MEDITANDO E PENSANDO PORTUGAL
29. JOSÉ MATTOSO (I)
“Se o critério é o da objetividade, teremos de excluir, desde logo, as teorias messiânicas, tão insistentes e tão carregadas de emotividade, acerca do destino universal do povo português, do seu insondável ”mistério” e da sua irredutível originalidade” (José Mattoso, “A Identidade Nacional”).
A inventariação dos carateres específicos da gente portuguesa é um processo ilusório:
“Nem o sebastianismo, nem a saudade, postas em relevo por António Sardinha, nem o universalismo internacionalista, propalado por vários autores, nem o lirismo sonhador aliado ao fáustico germânico e ao fatalismo oriental, apontados por Jorge Dias, nem a plasticidade do homem português, intuída por Natália Correia, nem o culto do Espírito Santo, que fascinou António Quadros, nem a capacidade para criar uma “filosofia portuguesa”, patrocinada por Sampaio Bruno, Álvaro Ribeiro e José Marinho, nem mesmo a “brandura dos costumes”, feita lugar comum, se podem considerar como caraterísticas mais do que imaginárias do povo português” (José Mattoso, idem).
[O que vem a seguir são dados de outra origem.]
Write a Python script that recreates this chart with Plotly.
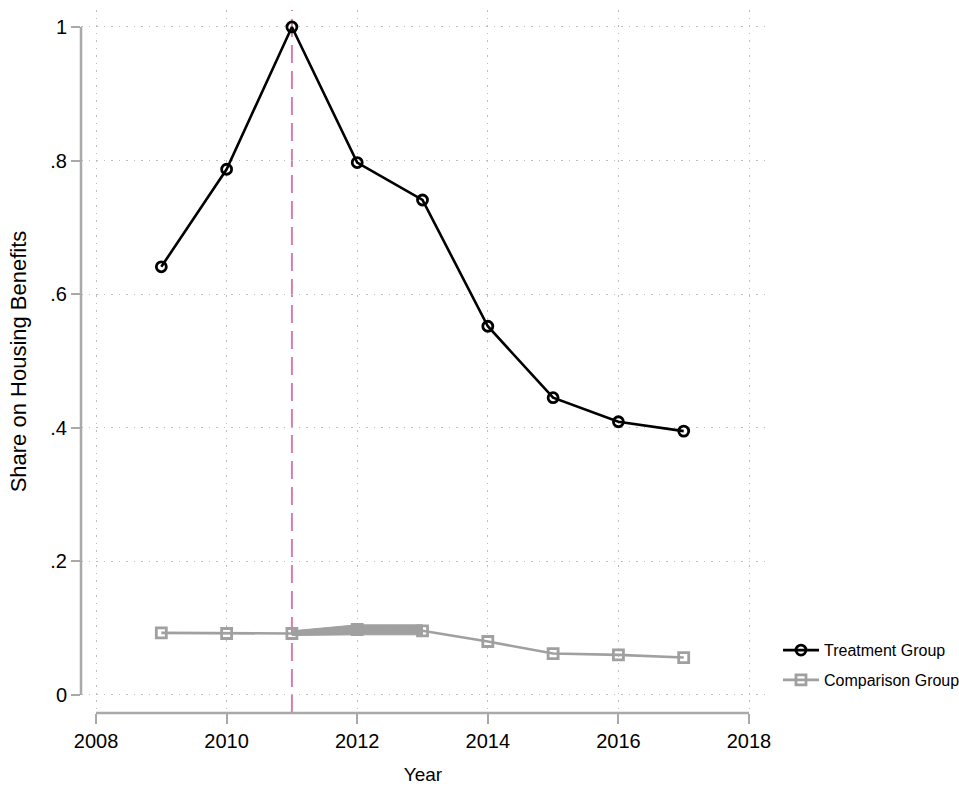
import plotly.graph_objects as go

# Survey years
years = [2009, 2010, 2011, 2012, 2013, 2014, 2015, 2016, 2017]

# Share of households on housing benefits, by group
treatment = [0.641, 0.787, 1.000, 0.797, 0.741, 0.552, 0.445, 0.409, 0.395]
comparison = [0.093, 0.092, 0.092, 0.098, 0.096, 0.080, 0.062, 0.060, 0.056]

# Spread of the overlapping comparison observations in 2011-2013
spread_years = [2011, 2012, 2013]
spread_low = [0.089, 0.090, 0.090]
spread_high = [0.096, 0.105, 0.105]

# Reform year
reform_year = 2011

x_ticks = [2008, 2010, 2012, 2014, 2016, 2018]
y_ticks = [0, 0.2, 0.4, 0.6, 0.8, 1.0]
y_tick_labels = ["0", ".2", ".4", ".6", ".8", "1"]

FONT = "Liberation Sans, Arial, sans-serif"
AXIS_GREY = "#a9a9a9"
GRID_GREY = "#bdbdbd"
COMP_GREY = "#a0a0a0"

fig = go.Figure()

# Band formed by the overlapping comparison observations
fig.add_trace(go.Scatter(
    x=spread_years + spread_years[::-1],
    y=spread_high + spread_low[::-1],
    fill="toself", fillcolor=COMP_GREY, mode="lines",
    line=dict(color=COMP_GREY, width=1),
    showlegend=False, hoverinfo="skip",
))

fig.add_trace(go.Scatter(
    x=years, y=treatment, name="Treatment Group", legendgroup="t",
    mode="lines+markers",
    line=dict(color="black", width=2.6),
    marker=dict(symbol="circle-open", size=10, color="black", line=dict(width=2.8)),
))

fig.add_trace(go.Scatter(
    x=years, y=comparison, name="Comparison Group", legendgroup="c",
    mode="lines+markers",
    line=dict(color=COMP_GREY, width=2.6),
    marker=dict(symbol="square-open", size=10, color=COMP_GREY, line=dict(width=2.8)),
))

# Reform marker line
fig.add_shape(type="line", xref="x", yref="paper",
              x0=reform_year, x1=reform_year, y0=0, y1=1,
              line=dict(color="#d081ae", width=2, dash="18px,8px"), layer="below")

# Axis lines spanning only the labelled range
fig.add_shape(type="line", xref="x", yref="paper",
              x0=x_ticks[0], x1=x_ticks[-1], y0=0, y1=0,
              line=dict(color=AXIS_GREY, width=2.5))
fig.add_shape(type="line", xref="paper", yref="y",
              x0=0, x1=0, y0=y_ticks[0], y1=y_ticks[-1],
              line=dict(color=AXIS_GREY, width=2.5))

fig.update_layout(
    width=959, height=789,
    margin=dict(l=81, r=194, t=10, b=76, autoexpand=False),
    plot_bgcolor="white", paper_bgcolor="white",
    font=dict(family=FONT, color="black"),
    showlegend=True,
    legend=dict(
        x=1.019, y=0.068, xanchor="left", yanchor="middle",
        font=dict(family=FONT, size=16, color="black"),
        bgcolor="rgba(0,0,0,0)", tracegroupgap=6, itemwidth=36,
    ),
)

fig.update_xaxes(
    range=[2007.77, 2018.245],
    tickvals=x_ticks,
    ticks="outside", ticklen=10, tickwidth=2, tickcolor=AXIS_GREY,
    tickfont=dict(family=FONT, size=20),
    showline=False, zeroline=False,
    showgrid=True, gridcolor=GRID_GREY, gridwidth=1, griddash="1.5px,6px",
    title=dict(text="Year", font=dict(family=FONT, size=19), standoff=16),
)

fig.update_yaxes(
    range=[-0.027, 1.0254],
    tickvals=y_ticks, ticktext=y_tick_labels,
    ticks="outside", ticklen=9, tickwidth=2, tickcolor=AXIS_GREY,
    tickfont=dict(family=FONT, size=20),
    showline=False, zeroline=False,
    showgrid=True, gridcolor=GRID_GREY, gridwidth=1, griddash="1.5px,6px",
    title=dict(text="Share on Housing Benefits", font=dict(family=FONT, size=22), standoff=17),
)

fig.write_html("out.html")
Mattoso reconhece que tais interpretações não têm todas o mesmo grau de arbitrariedade ou de subjetividade, sendo premente distinguir aquelas que partem da observação empírica de carateres comportamentais que podem corresponder factualmente a hábitos mentais, daquelas que se fundamentam em especulações de tipo idealista ou de feição mística, merecendo as primeiras, segundo diz, maior atenção, competindo a sua análise e espírito crítico a especialistas da área da sociologia geral, que ele não é, tomando a História como ponto de referência para algumas interrogações sobre elas, do ponto de vista do historiador, como se reclama.
Após afirmar ter sido necessária a democratização de Portugal e a perda das colónias, para que o passado deixasse de ser visto como tempo glorioso, uma “idade de ouro”, e de defender que o teor subjetivo dos seus critérios e o método impressionista de tais teorias são sempre impossíveis de demonstrar reconhece, de seguida, não podermos também “deixar de registar a formação de uma espécie de consenso a respeito de alguns deles”.
Exemplifica-o com os estudos do antropólogo Jorge Dias sobre o caráter nacional português, para quem a personalidade básica do português é “um misto de sonhador e de homem de ação,…, um sonhador ativo a que falta certo fundo prático e realista”, com “enorme capacidade de adaptação a todas as coisas, ideias e seres sem que isso implique perda de caráter”, “…tem vivo um sentido da Natureza e um fundo poético e contemplativo…”, “No momento em que o português é chamado a desempenhar qualquer papel importante, põe em jogo todas as suas qualidades de ação, abnegação, sacrifício e coragem e cumpre como poucos”, “Para o português, o coração é a medida de todas as coisas”, “é um povo paradoxal e difícil de governar. Os seus defeitos podem ser as suas virtudes e as suas virtudes os seus defeitos, conforme a égide do momento”.
Entende, JM, que o perfil de português de Jorge Dias aponta para a permanência de estruturas de longa duração relacionadas com tendências mentais aparentemente comuns, não sendo carateres intrínsecos ao povo português, mas tendências correntes que podem modificar-se se as condições estruturais de ordem económica e social se modificarem. Interroga-se, com outros: quanto à saudade-lirismo, não se relacionará com a constatação de tantos portugueses terem de emigrar, desde sempre, para sobreviver?